• [Data extract]:
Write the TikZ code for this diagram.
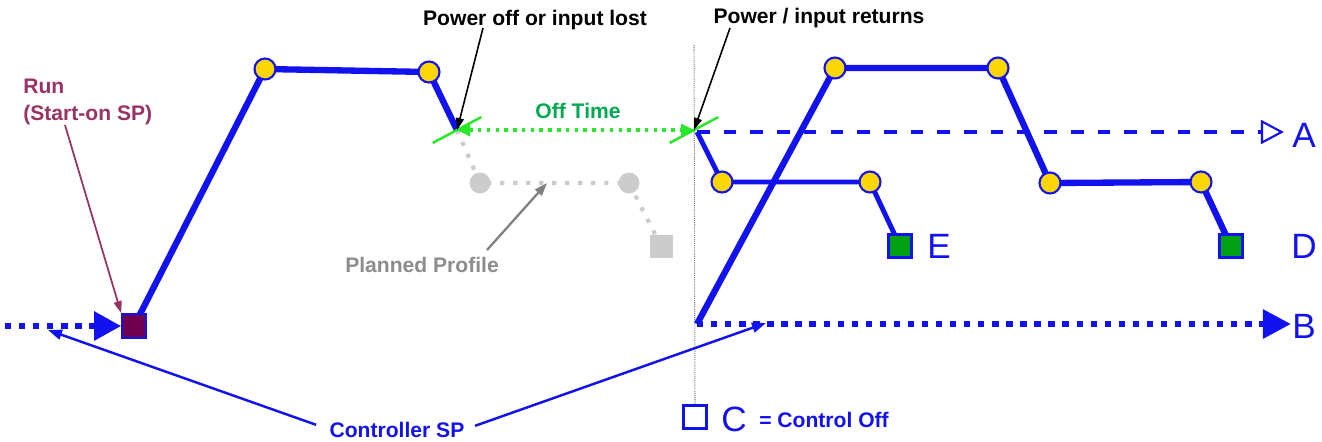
\documentclass[tikz,border=0pt]{standalone}
\usepackage{fontspec}
\setmainfont{Liberation Sans}
\usetikzlibrary{arrows.meta}
\definecolor{pblue}{RGB}{18,18,238}
\definecolor{pyellow}{RGB}{252,214,0}
\definecolor{pgreen}{RGB}{0,160,20}
\definecolor{pplum}{RGB}{153,51,102}
\definecolor{prun}{RGB}{110,0,80}
\definecolor{pgray}{RGB}{204,204,204}
\definecolor{plabgray}{RGB}{140,140,140}
\definecolor{parrgray}{RGB}{128,128,128}
\definecolor{offgreen}{RGB}{0,168,80}
\definecolor{brightgreen}{RGB}{40,232,40}
\pgfdeclarelayer{bg}
\pgfsetlayers{bg,main}
\begin{document}
\begin{tikzpicture}[x=0.02cm,y=-0.02cm,
  prof/.style={draw=pblue,line width=3.6pt,line join=round},
  eprof/.style={draw=pblue,line width=2.8pt,line join=round},
  ydot/.style={circle,draw=pblue,fill=pyellow,line width=1.2pt,minimum size=0.42cm,inner sep=0pt},
  gsq/.style={rectangle,draw=pblue,fill=pgreen,line width=1.2pt,minimum size=0.46cm,inner sep=0pt},
  runsq/.style={rectangle,draw=pblue,fill=prun,line width=1pt,minimum size=0.48cm,inner sep=0pt},
  csq/.style={rectangle,draw=pblue,fill=white,line width=1.2pt,minimum size=0.46cm,inner sep=0pt},
  gcirc/.style={circle,fill=pgray,minimum size=0.42cm,inner sep=0pt},
  gbox/.style={rectangle,fill=pgray,minimum size=0.46cm,inner sep=0pt},
  graydot/.style={draw=pgray,line width=2.4pt,dash pattern=on 2.4pt off 5pt},
  spdot/.style={draw=pblue,line width=3.4pt,dash pattern=on 3.6pt off 4.4pt},
  adash/.style={draw=pblue,line width=2.8pt,dash pattern=on 7.2pt off 8pt},
  ticklen/.style={rectangle,fill=brightgreen,minimum width=1.1cm,minimum height=0.05cm,inner sep=0pt},
  offarrow/.style={draw=brightgreen,line width=2pt,dash pattern=on 2pt off 3pt,
     {Triangle[length=0.26cm,width=0.24cm]}-{Triangle[length=0.26cm,width=0.24cm]}},
  blkarrow/.style={draw=black,line width=0.9pt,-{Triangle[length=0.24cm,width=0.16cm]}},
  runarrow/.style={draw=pplum,line width=1pt,-{Triangle[length=0.24cm,width=0.16cm]}},
  ctrlarrow/.style={draw=pblue,line width=1.4pt,-{Triangle[length=0.28cm,width=0.2cm]}},
  pparrow/.style={draw=parrgray,line width=1.3pt,-{Triangle[length=0.26cm,width=0.18cm]}},
  vline/.style={draw=gray,line width=0.6pt,dash pattern=on 0.6pt off 0.6pt},
  lab/.style={font=\fontsize{12}{14}\selectfont\bfseries,inner sep=0pt,anchor=base},
  letter/.style={font=\fontsize{20}{24}\selectfont,text=pblue,inner sep=0pt,anchor=base}
]
\useasboundingbox (0,0) rectangle (1322,441);

% ---------- coordinates ----------
\coordinate (L0) at (5,326);
\coordinate (Estart) at (697,132);
\coordinate (Bs) at (697,324);
\coordinate (vtop) at (694,45);

% ---------- nodes (main layer) ----------
\node[runsq] (run) at (134,326) {};
\node[ydot] (p1) at (265,69) {};
\node[ydot] (p2) at (429,72) {};
\node[ticklen,rotate=28] (tickL) at (457,130) {};
\node[ticklen,rotate=28] (tickR) at (694,130) {};

\node[gcirc] (g1) at (480,183) {};
\node[gcirc] (g2) at (629,183) {};
\node[gbox] (g3) at (661,246) {};

\node[ydot] (e1) at (722,182) {};
\node[ydot] (e2) at (870,182) {};
\node[gsq] (esq) at (900,246) {};

\node[ydot] (d1) at (835,68) {};
\node[ydot] (d2) at (998,68) {};
\node[ydot] (d3) at (1050,183) {};
\node[ydot] (d4) at (1201,182) {};
\node[gsq] (dsq) at (1231,246) {};

\node[csq] (cbox) at (695,417) {};

% letters
\node[letter] (Alab) at (1304,147) {A};
\node[letter] (Blab) at (1304,338) {B};
\node[letter] (Dlab) at (1304,258) {D};
\node[letter] (Elab) at (939,258) {E};
\node[letter] (Clab) at (734,431) {C};

% text labels
\node[lab] (poff) at (535,25) {Power off or input lost};
\node[lab] (pret) at (819,23) {Power / input returns};
\node[lab,text=offgreen] (offt) at (578,118) {Off Time};
\node[lab,text=pplum,anchor=base west] (run1) at (23,93) {Run};
\node[lab,text=pplum,anchor=base west] (run2) at (23,120) {(Start-on SP)};
\node[lab,text=plabgray] (plan) at (422,272) {Planned Profile};
\node[lab,text=pblue] (ctrl) at (397,437) {Controller SP};
\node[lab,text=pblue] (coff) at (824,427) {= Control Off};

% free ends of pointer arrows
\coordinate (runtail) at (65,125);
\coordinate (pofftail) at (483,28);
\coordinate (prettail) at (730,28);
\coordinate (pptail) at (487,250);
\coordinate (pphead) at (547,183);
\coordinate (ctlhead) at (48,330);
\coordinate (ctrhead) at (766,323);

% ---------- lines (background layer) ----------
\begin{pgfonlayer}{bg}
  \draw[vline] (vtop) -- (cbox.north);
  \draw[graydot] (tickL.center) -- (g1.center) -- (g2.center) -- (g3.center);
  \draw[spdot,-{Triangle[length=0.54cm,width=0.56cm]}] (L0) -- (run.west);
  \draw[prof] (run.center) -- (p1.center) -- (p2.center) -- (tickL.center);
  \draw[adash,-{Triangle[open,length=0.46cm,width=0.48cm,line width=1.2pt]},shorten >=0.16cm] (Estart) -- (Estart -| Alab.west);
  \draw[spdot,-{Triangle[length=0.56cm,width=0.56cm]},shorten >=0.02cm] (Bs) -- (Bs -| Blab.west);
  \draw[eprof] (Estart) -- (e1.center) -- (e2.center) -- (esq.center);
  \draw[prof] (Bs) -- (d1.center) -- (d2.center) -- (d3.center) -- (d4.center) -- (dsq.center);
\end{pgfonlayer}

% off time arrow and pointers
\draw[offarrow] (tickL.center) -- (tickR.center);
\draw[blkarrow] (pofftail) -- (tickL.center);
\draw[blkarrow] (prettail) -- (tickR.center);
\draw[runarrow] (runtail) -- (run.north west);
\draw[pparrow] (pptail) -- (pphead);
\draw[ctrlarrow,shorten <=0.28cm] (ctrl.west) -- (ctlhead);
\draw[ctrlarrow,shorten <=0.22cm] (ctrl.east) -- (ctrhead);
\end{tikzpicture}
\end{document}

• [Set exercise]: Write out the material above once more, exactly as it reads, with no pictures.

• [Expected answer]:
Write the TikZ code for this diagram.
\documentclass[tikz,border=0pt]{standalone}
\usepackage{fontspec}
\setmainfont{Liberation Sans}
\usetikzlibrary{arrows.meta}
\definecolor{pblue}{RGB}{18,18,238}
\definecolor{pyellow}{RGB}{252,214,0}
\definecolor{pgreen}{RGB}{0,160,20}
\definecolor{pplum}{RGB}{153,51,102}
\definecolor{prun}{RGB}{110,0,80}
\definecolor{pgray}{RGB}{204,204,204}
\definecolor{plabgray}{RGB}{140,140,140}
\definecolor{parrgray}{RGB}{128,128,128}
\definecolor{offgreen}{RGB}{0,168,80}
\definecolor{brightgreen}{RGB}{40,232,40}
\pgfdeclarelayer{bg}
\pgfsetlayers{bg,main}
\begin{document}
\begin{tikzpicture}[x=0.02cm,y=-0.02cm,
  prof/.style={draw=pblue,line width=3.6pt,line join=round},
  eprof/.style={draw=pblue,line width=2.8pt,line join=round},
  ydot/.style={circle,draw=pblue,fill=pyellow,line width=1.2pt,minimum size=0.42cm,inner sep=0pt},
  gsq/.style={rectangle,draw=pblue,fill=pgreen,line width=1.2pt,minimum size=0.46cm,inner sep=0pt},
  runsq/.style={rectangle,draw=pblue,fill=prun,line width=1pt,minimum size=0.48cm,inner sep=0pt},
  csq/.style={rectangle,draw=pblue,fill=white,line width=1.2pt,minimum size=0.46cm,inner sep=0pt},
  gcirc/.style={circle,fill=pgray,minimum size=0.42cm,inner sep=0pt},
  gbox/.style={rectangle,fill=pgray,minimum size=0.46cm,inner sep=0pt},
  graydot/.style={draw=pgray,line width=2.4pt,dash pattern=on 2.4pt off 5pt},
  spdot/.style={draw=pblue,line width=3.4pt,dash pattern=on 3.6pt off 4.4pt},
  adash/.style={draw=pblue,line width=2.8pt,dash pattern=on 7.2pt off 8pt},
  ticklen/.style={rectangle,fill=brightgreen,minimum width=1.1cm,minimum height=0.05cm,inner sep=0pt},
  offarrow/.style={draw=brightgreen,line width=2pt,dash pattern=on 2pt off 3pt,
     {Triangle[length=0.26cm,width=0.24cm]}-{Triangle[length=0.26cm,width=0.24cm]}},
  blkarrow/.style={draw=black,line width=0.9pt,-{Triangle[length=0.24cm,width=0.16cm]}},
  runarrow/.style={draw=pplum,line width=1pt,-{Triangle[length=0.24cm,width=0.16cm]}},
  ctrlarrow/.style={draw=pblue,line width=1.4pt,-{Triangle[length=0.28cm,width=0.2cm]}},
  pparrow/.style={draw=parrgray,line width=1.3pt,-{Triangle[length=0.26cm,width=0.18cm]}},
  vline/.style={draw=gray,line width=0.6pt,dash pattern=on 0.6pt off 0.6pt},
  lab/.style={font=\fontsize{12}{14}\selectfont\bfseries,inner sep=0pt,anchor=base},
  letter/.style={font=\fontsize{20}{24}\selectfont,text=pblue,inner sep=0pt,anchor=base}
]
\useasboundingbox (0,0) rectangle (1322,441);

% ---------- coordinates ----------
\coordinate (L0) at (5,326);
\coordinate (Estart) at (697,132);
\coordinate (Bs) at (697,324);
\coordinate (vtop) at (694,45);

% ---------- nodes (main layer) ----------
\node[runsq] (run) at (134,326) {};
\node[ydot] (p1) at (265,69) {};
\node[ydot] (p2) at (429,72) {};
\node[ticklen,rotate=28] (tickL) at (457,130) {};
\node[ticklen,rotate=28] (tickR) at (694,130) {};

\node[gcirc] (g1) at (480,183) {};
\node[gcirc] (g2) at (629,183) {};
\node[gbox] (g3) at (661,246) {};

\node[ydot] (e1) at (722,182) {};
\node[ydot] (e2) at (870,182) {};
\node[gsq] (esq) at (900,246) {};

\node[ydot] (d1) at (835,68) {};
\node[ydot] (d2) at (998,68) {};
\node[ydot] (d3) at (1050,183) {};
\node[ydot] (d4) at (1201,182) {};
\node[gsq] (dsq) at (1231,246) {};

\node[csq] (cbox) at (695,417) {};

% letters
\node[letter] (Alab) at (1304,147) {A};
\node[letter] (Blab) at (1304,338) {B};
\node[letter] (Dlab) at (1304,258) {D};
\node[letter] (Elab) at (939,258) {E};
\node[letter] (Clab) at (734,431) {C};

% text labels
\node[lab] (poff) at (535,25) {Power off or input lost};
\node[lab] (pret) at (819,23) {Power / input returns};
\node[lab,text=offgreen] (offt) at (578,118) {Off Time};
\node[lab,text=pplum,anchor=base west] (run1) at (23,93) {Run};
\node[lab,text=pplum,anchor=base west] (run2) at (23,120) {(Start-on SP)};
\node[lab,text=plabgray] (plan) at (422,272) {Planned Profile};
\node[lab,text=pblue] (ctrl) at (397,437) {Controller SP};
\node[lab,text=pblue] (coff) at (824,427) {= Control Off};

% free ends of pointer arrows
\coordinate (runtail) at (65,125);
\coordinate (pofftail) at (483,28);
\coordinate (prettail) at (730,28);
\coordinate (pptail) at (487,250);
\coordinate (pphead) at (547,183);
\coordinate (ctlhead) at (48,330);
\coordinate (ctrhead) at (766,323);

% ---------- lines (background layer) ----------
\begin{pgfonlayer}{bg}
  \draw[vline] (vtop) -- (cbox.north);
  \draw[graydot] (tickL.center) -- (g1.center) -- (g2.center) -- (g3.center);
  \draw[spdot,-{Triangle[length=0.54cm,width=0.56cm]}] (L0) -- (run.west);
  \draw[prof] (run.center) -- (p1.center) -- (p2.center) -- (tickL.center);
  \draw[adash,-{Triangle[open,length=0.46cm,width=0.48cm,line width=1.2pt]},shorten >=0.16cm] (Estart) -- (Estart -| Alab.west);
  \draw[spdot,-{Triangle[length=0.56cm,width=0.56cm]},shorten >=0.02cm] (Bs) -- (Bs -| Blab.west);
  \draw[eprof] (Estart) -- (e1.center) -- (e2.center) -- (esq.center);
  \draw[prof] (Bs) -- (d1.center) -- (d2.center) -- (d3.center) -- (d4.center) -- (dsq.center);
\end{pgfonlayer}

% off time arrow and pointers
\draw[offarrow] (tickL.center) -- (tickR.center);
\draw[blkarrow] (pofftail) -- (tickL.center);
\draw[blkarrow] (prettail) -- (tickR.center);
\draw[runarrow] (runtail) -- (run.north west);
\draw[pparrow] (pptail) -- (pphead);
\draw[ctrlarrow,shorten <=0.28cm] (ctrl.west) -- (ctlhead);
\draw[ctrlarrow,shorten <=0.22cm] (ctrl.east) -- (ctrhead);
\end{tikzpicture}
\end{document}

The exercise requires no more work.